Avoir du capital culturel permet de produire des jugements référencés. Puisqu’on a l’habitude de se retenir de juger spontanément, le bon goût construit par la société valorise une certaine distance avec les oeuvres goûtés. Les oeuvres complexes, difficiles, voire franchement repoussantes sont également privilégiés. Ce bon goût étant rare, il sert surtout à distinguer ceux qui l’ont et ceux qui ne l’ont pas. Le goût se fonde alors sur le « dégoût du goût des autres ».

Il ne faut pas croire que l’art ne serve qu’à se distinguer. Les personnes ayant le plus de capital culturel se positionnent contre celles qui en ont moins, mais celles qui en ont moins le savent également, et peuvent se positionner contre les personnes qui ont « bon goût ». Nous sommes tous doués de jugement, et nous avons tous conscience d’en produire un spécifique à une certaine catégorie de la population. Nous sommes tous « distingués ». Jul sait qu’il porte des claquettes et des chaussettes et que c’est de mauvais goût. 

Par conséquent, le goût populaire se veut spontané, dénué de complexité, « sans prise de tête », valorisant la dimension pratique (dans la mode, c’est l’émergence du jean, qui est un vêtement de travail, ou du sportswear, réputé plus confortable, etc.).

Le goût des classes moyennes fait intervenir une morale, une nostalgie de la classe d’où elles se sont élevées. Les classes moyennes voient dans l’art le reflet de leur propre aspiration à un monde juste, qui laisse une place au plus démunis. Elles valorisent un art consolant, qui porte « un message ». Elles fustigent l’art pour l’art, l’art trop désengagé politiquement, et qui ne seraient pas accessible à tous. 

Le bon goût n’existe donc pas dans l’absolu. Il est relatif à une société, à une hiérarchie au sein de cette société. Tout jugement de goût ne sert peut-être qu’à dominer socialement et rendre honteux ceux qui ne possèdent pas ce même bon goût des classes aisées. Alors est-ce qu’on peut sentir la beauté d’un objet sans se référer à sa propre position sociale ? Est-ce qu’on peut dire qu’on aime une chose simplement parce qu’elle est belle ? Aimer les valses de Strauss dirigées par André Rieu sans être petit bourgeois ? Aimer le marteau sans maître de Pierre Boulez en étant prolétaire ? 

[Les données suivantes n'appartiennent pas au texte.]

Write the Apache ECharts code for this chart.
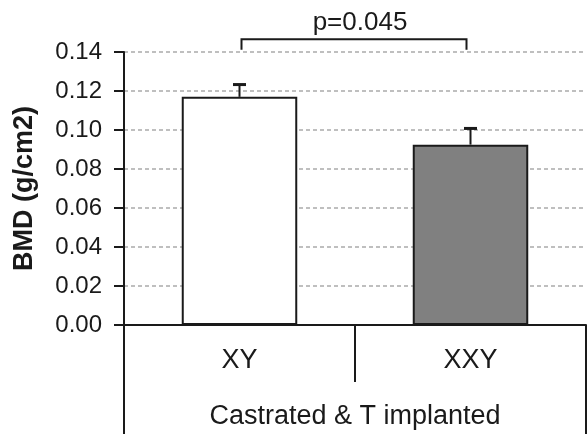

La sociologie est indifférente à cette possibilité puisqu’elle étudie les corrélations entre l’appartenance sociale et les goûts. Mais si nous partons du principe que tout goût s’éduque et n’est pas inné, nous pouvons reconnaître que les goûts sont toujours le résultat d’une socialisation. Et en même temps, cette socialisation n’est jamais suffisante pour être parfaitement efficace et éliminer les erreurs, les fautes de goûts. Il reste donc possible en théorie que des choses que nous goûtons ne trouvent pas de jugements sociaux préétablis (particulièrement si nous goûtons à des objets en dehors de notre espace culturel). Dans ces de suspension du jugement esthétique, nous retrouvons une certaine naïveté et une certaine liberté.




3. Rendre savant ce qui est populaire.

Et concernant les jeux vidéo ? Y a-t-il également des bons et mauvais goûts dans le champ vidéoludique ?

Les joueurs eux-mêmes utilisent les catégories esthétiques de l’art populaires pour parler de leurs jeux favoris. Ils « aiment » des univers, des genres de jeux « particuliers » et ne se sentent pas l’obligation d’être « désintéressés » et de jouer à tous les jeux ou de « connaître » l’histoire de la franchise qu’ils jouent. Il n’existe pas de faute de goût mais des goûts plus ou moins mainstream ou singuliers. 

Mais certains cultivent une version plus sophistiquée du goût populaire. Car ce qui compte n’est pas l’objet mais comment on goûte. On peut donc goûter un objet populaire avec les catégories de l’art savant (tout comme il existe des critiques gastronomiques qui vont goûter les différents kébabs de Paris pour déterminer lequel est le meilleur). Par exemple, Chilly Gonzales propose une analyse de Going Home de Drake en le comparant à Debussy. On retrouve les marqueurs du goût des classes aisées : emphase sur la dimension formelle de l’oeuvre, comparaisons, référentialité, distanciation, prétention à l’universalité. Etc.

Mais peut-on mêler de la connaissance désintéressée à un jugement de goût subjectif et créatif sans aussitôt refroidir la ferveur initiale ? Une telle réconciliation esthétique permettrait-elle de dépasser les frontières sociales et se retrouver autour d’une même grande oeuvre populaire et savante à la fois ? Il est peu probable qu’une telle chose survienne, car même aimer la même oeuvre ne signifie pas qu’on l’aime de la même façon. Les Beatles pouvaient être aimé pour leurs premières chansons, faciles et sexy (love me do), ou pour leurs chansons plus engagées et pacifistes (love is the message) ou pour leurs chansons expérimentales et mystiques (across the universe).